When the doc put up my xrays, he shouted, "Wow, you have nice bone edges!" I'm like, what? Anyway, I said that's great because lotsa celiacs have early osteo. Funny doctors.
Breakfast: I'm on meds for the tendonitis, so I have to eat to avoid nausea, so I grabbed some Rice Chips in the car. Santa Fe flavored. Kinda odd. And I don't like rice chips much. Ahh well.
Lunch: A lady at worked catered a lunch from Juan Pollo. I took a risk that there wouldn't be broth injected or marinated in the chicken, skipped the rice (it looked yellow-like with broth), and ate corn tortillas with the chicken and salsa inside and beans.
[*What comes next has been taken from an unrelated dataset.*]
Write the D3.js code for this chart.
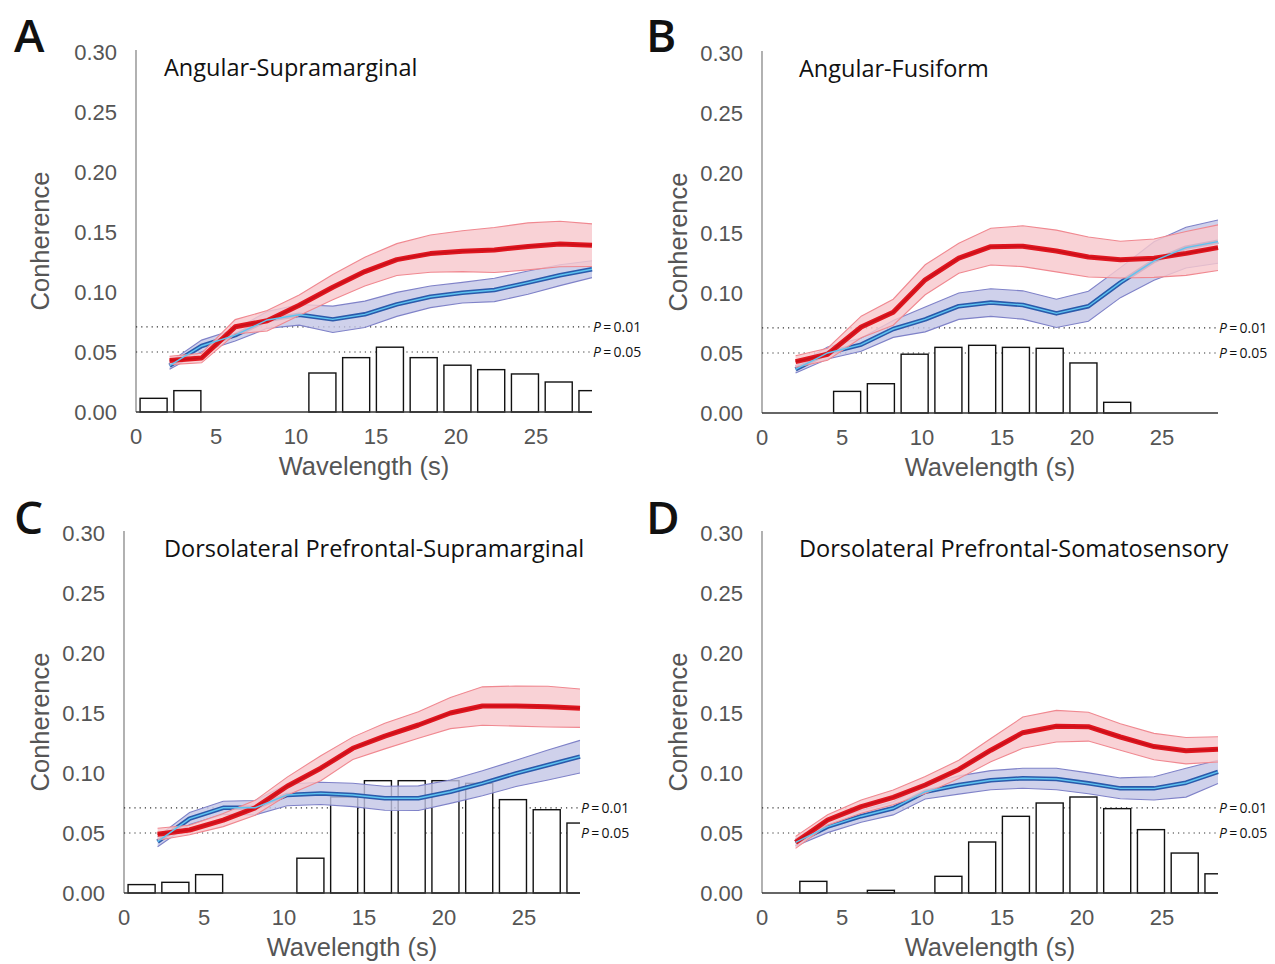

Yummy, but I was still kinda hungry and eyeing the potato salad and rice.
Dinner: Laker night: TravelBuddy made me Hebrew National oven baked hot dogs with Wendy's chili on top of gluten-free Kinnickinnick bun and I brought over corn on the cob. Almond Joy and Raisenets for dessert.
Friday was the last day of school, and lots of cake and goodies all over. Seeing all that yummy stuff and skipping lunch, I pledged to go home and baked a gluten-free Pantry chocolate cake. One slice I frosted with milk choc. Duncan Hines, the other I covered with strawberries and whipped cream. It was three o'clock and I was starved, so lunch and dinner were one mega-meal of 2 reheated tacos and rice (and a grilled cheese sandwichas the cake baked)and a one inch cube of coconut pudding (I'm afraid it'll go bad b4 I eat it). I was actually stuffed, and didn't eat the rest of the night!